The way events unfolded over 3rd/4th November was determined by the conflicting strategies adopted within the Chartist ranks and the willingness of the civil authorities to use military firepower. Frost’s attempt to concentrate on a monster demonstration in favour of the Charter at Newport was at variance with the proponents of direct action who wanted to take control of towns in the region and release Vincent from Monmouth gaol.   Although leader, Frost was not really in charge
 
The Merthyr Chartists refused to leave their town ‘en masse’.   Dr.

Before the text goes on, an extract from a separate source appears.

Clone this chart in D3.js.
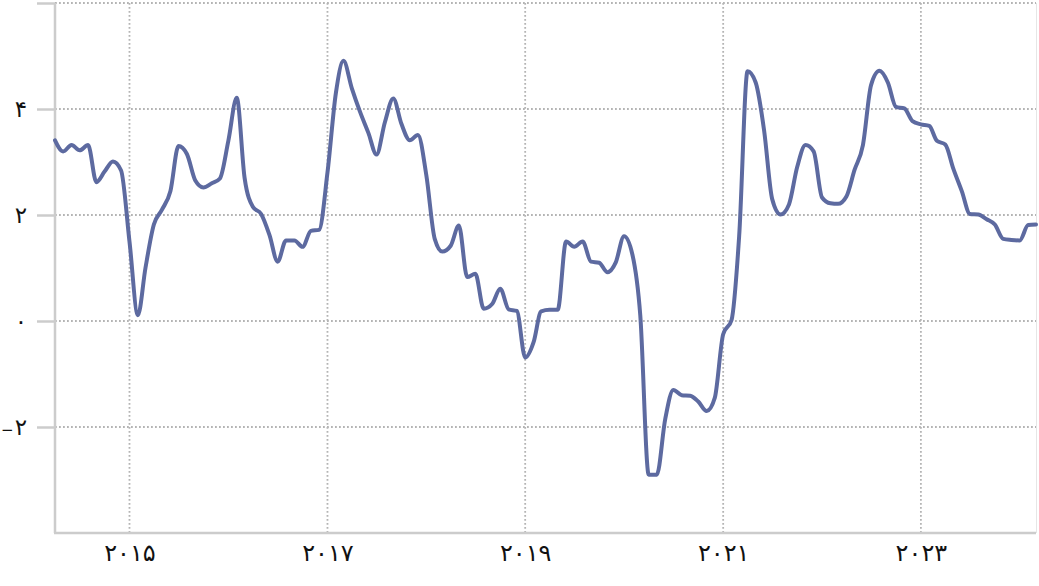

Price did not trust Frost’s leadership and the men of Pontypridd took no part.  Zephaniah Williams appears to have reluctantly agreed to ‘give it a turn’ as far as Newport.   William Jones, holding forces at Pontypool and along the road to Newport, was rather obviously clinging to the hope that there could be follow on activity elsewhere.    At Newport, leadership passed into hands prepared to use force believing as one marcher said that “it was by such means that the people obtained their rights in America and France. “       What the militants hoped to do next, if the army had not mown them down, is speculative.   What they most certainly and sincerely believed before the firing started was that with mass mobilisation throughout the land, then the Charter would be the law of the land in a matter of days, or certainly weeks.

It has also become clear that the authorities were much better informed and better organised than they were willing to admit at the time.   Both Frost and the militants had misunderstood the willingness of the soldiers to obey orders and fire at the people.